There should be a middle ground with a assault force, a private force owned by the NT umbrella that comes in and deals with situations that aren't emergencies that require ERT, but don't need erased to never exist like with the death squad. Captain gone rouge? Don't send in the ERT to not really do anything, and don't send in the death squad to nuke the entire station and kidnap and lobotomize the families of all the crew members. Just send in the armed force to kindly ask the captain to get on their ship to be held for trial back at centcom. Aliens on the ship? ERT might be under armed and death squad should only be sent if you are planing on using white out on all the documentations regarding SS13, send in the armed forces.
Man so much character is added to the lore through this barely used admin-only features.
The idea of a remote ice planet on the fringes of human-inhabited space, thousands of lightyears from any civilization except for some isolationist mining stations, serving as a staging area for Syndicate ops is such a cozy thing.
Or the idea of an ominous black station floating in space, occasionally small transport ships jumping to and fro containing commandos so legendary they are boogeymen.
Even how a destroyed Mauler's description is "Boy, the Syndicate won't like this", that just speaks volumes to just HOW badass the syndicate strike teams are. That somewhere some extremely rich executive in a superbly sharp suit was monitoring the team with a fire going in his office, reclining in his leather executive chair. "Let's see how those Nanotrasen dogs like this on for size" he might be muttering to himself. We never see his face, as if to demonstrate just how shady and private this executive is, all we see is his hand, gently swirling expensive brown liquor around in a glass. Only to watch his unbeatable team of badasses, his boogeymen used to perform high-profile assassinations on rival megacorporation executives get blasted to a fine red paste. Just the image of his hand clenching his glass harder and harder until it breaks in his hand.

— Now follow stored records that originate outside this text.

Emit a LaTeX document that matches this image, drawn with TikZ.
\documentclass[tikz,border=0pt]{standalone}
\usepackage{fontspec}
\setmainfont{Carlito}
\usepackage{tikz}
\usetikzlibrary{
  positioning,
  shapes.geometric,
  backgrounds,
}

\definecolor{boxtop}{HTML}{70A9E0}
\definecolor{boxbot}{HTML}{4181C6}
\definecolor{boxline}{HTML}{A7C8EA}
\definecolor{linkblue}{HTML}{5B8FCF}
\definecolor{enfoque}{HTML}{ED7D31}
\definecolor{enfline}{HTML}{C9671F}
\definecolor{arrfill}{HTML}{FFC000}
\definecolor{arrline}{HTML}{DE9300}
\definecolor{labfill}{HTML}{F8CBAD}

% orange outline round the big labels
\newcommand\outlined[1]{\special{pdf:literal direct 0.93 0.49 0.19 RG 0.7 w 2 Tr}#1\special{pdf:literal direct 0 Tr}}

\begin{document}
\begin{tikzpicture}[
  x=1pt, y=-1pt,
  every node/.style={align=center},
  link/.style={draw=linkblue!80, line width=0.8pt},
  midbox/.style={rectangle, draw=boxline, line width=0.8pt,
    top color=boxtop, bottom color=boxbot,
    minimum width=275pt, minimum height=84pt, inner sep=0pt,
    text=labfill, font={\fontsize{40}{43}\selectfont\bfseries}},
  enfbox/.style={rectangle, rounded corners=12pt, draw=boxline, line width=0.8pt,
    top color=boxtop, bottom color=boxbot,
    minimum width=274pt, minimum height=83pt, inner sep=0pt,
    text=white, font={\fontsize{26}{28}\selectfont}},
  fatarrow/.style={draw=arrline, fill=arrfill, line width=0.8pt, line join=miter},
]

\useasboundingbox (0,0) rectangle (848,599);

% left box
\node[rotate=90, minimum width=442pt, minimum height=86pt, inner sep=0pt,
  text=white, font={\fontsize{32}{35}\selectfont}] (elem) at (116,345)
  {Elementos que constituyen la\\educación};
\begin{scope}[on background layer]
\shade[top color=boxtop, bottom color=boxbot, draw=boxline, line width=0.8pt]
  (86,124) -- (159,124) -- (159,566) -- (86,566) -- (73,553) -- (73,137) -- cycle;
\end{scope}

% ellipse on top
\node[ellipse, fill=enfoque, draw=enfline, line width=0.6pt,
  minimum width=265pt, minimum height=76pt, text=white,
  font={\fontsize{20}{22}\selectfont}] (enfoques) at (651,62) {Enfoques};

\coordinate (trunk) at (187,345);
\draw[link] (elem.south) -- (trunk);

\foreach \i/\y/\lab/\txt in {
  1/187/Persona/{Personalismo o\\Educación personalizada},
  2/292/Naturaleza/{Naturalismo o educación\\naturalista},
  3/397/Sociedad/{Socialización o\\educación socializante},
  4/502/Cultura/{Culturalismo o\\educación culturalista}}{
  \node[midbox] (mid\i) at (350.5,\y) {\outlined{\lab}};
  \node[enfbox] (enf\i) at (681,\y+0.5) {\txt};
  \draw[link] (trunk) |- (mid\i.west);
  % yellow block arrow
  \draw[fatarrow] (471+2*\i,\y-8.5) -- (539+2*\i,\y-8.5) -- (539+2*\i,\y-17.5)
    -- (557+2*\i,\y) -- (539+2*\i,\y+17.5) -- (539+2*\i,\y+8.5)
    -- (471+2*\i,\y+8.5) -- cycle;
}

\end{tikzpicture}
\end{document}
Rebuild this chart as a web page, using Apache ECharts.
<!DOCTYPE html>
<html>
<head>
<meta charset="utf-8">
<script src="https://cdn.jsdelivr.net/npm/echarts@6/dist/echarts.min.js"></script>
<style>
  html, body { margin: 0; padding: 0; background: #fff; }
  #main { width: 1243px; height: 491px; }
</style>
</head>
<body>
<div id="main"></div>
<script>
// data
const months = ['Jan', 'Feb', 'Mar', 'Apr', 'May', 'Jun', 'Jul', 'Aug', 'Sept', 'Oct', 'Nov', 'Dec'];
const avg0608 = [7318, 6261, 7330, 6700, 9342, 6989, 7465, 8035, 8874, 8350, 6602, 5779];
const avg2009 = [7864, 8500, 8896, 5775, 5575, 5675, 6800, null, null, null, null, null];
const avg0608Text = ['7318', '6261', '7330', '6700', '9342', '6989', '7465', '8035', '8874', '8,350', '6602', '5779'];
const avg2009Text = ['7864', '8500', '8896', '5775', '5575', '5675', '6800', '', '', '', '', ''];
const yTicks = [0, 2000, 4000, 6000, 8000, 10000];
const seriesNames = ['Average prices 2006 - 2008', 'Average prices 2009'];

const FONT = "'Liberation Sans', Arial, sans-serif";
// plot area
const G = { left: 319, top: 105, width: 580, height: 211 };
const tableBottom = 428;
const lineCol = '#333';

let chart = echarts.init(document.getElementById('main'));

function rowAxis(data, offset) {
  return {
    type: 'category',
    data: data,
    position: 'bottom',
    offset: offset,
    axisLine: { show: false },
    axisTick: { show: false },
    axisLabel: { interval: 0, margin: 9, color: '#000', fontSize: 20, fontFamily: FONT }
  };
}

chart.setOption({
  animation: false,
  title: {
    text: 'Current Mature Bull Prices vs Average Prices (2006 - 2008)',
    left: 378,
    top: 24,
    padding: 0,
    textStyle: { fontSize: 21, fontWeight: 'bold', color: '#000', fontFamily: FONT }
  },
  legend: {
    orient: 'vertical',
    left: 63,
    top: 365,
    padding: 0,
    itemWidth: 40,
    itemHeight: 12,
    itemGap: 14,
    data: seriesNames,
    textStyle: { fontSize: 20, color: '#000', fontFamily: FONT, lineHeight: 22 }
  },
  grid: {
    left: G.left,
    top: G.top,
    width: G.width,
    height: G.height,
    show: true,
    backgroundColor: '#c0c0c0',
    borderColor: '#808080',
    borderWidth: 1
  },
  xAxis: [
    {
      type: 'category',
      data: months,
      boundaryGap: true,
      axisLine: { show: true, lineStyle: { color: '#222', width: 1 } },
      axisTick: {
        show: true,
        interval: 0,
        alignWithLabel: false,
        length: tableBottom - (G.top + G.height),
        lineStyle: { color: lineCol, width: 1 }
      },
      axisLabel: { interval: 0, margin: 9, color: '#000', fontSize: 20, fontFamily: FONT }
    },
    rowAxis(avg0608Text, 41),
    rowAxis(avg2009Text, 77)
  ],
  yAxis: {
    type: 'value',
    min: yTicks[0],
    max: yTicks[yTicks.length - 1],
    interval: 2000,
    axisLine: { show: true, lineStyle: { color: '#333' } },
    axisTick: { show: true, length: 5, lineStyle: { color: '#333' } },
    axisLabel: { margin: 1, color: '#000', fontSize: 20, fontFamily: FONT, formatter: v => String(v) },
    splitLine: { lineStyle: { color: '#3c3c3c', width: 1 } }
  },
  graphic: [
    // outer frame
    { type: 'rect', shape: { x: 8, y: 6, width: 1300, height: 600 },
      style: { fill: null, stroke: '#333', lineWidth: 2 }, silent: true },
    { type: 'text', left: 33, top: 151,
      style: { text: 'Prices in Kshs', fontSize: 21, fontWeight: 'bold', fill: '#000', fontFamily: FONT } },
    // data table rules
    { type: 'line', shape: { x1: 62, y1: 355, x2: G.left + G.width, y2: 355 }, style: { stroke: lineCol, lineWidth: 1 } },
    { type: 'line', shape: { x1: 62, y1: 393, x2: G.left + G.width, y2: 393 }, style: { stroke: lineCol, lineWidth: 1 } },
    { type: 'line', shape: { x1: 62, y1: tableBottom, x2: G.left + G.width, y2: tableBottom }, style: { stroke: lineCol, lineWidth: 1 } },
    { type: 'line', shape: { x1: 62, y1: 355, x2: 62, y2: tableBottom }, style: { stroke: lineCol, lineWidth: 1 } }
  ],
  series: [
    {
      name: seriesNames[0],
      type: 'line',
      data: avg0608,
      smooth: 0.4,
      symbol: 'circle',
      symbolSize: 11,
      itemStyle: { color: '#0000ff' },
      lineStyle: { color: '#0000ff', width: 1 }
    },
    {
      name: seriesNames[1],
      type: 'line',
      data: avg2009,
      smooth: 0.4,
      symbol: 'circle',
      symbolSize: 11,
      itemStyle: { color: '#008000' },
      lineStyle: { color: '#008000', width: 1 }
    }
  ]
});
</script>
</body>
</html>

There's so much atmosphere that can be expanded upon, SS13 lore has the potential to be really something special.
a shame our coders want to waste that by filling it with memes and references to other media. kind of ruins the atmosphere.
I don't know who but the why was that tators found out that they could easily just open a breach in the oxygen tank and that was enough a reason to call the shuttle since it would be gone forever.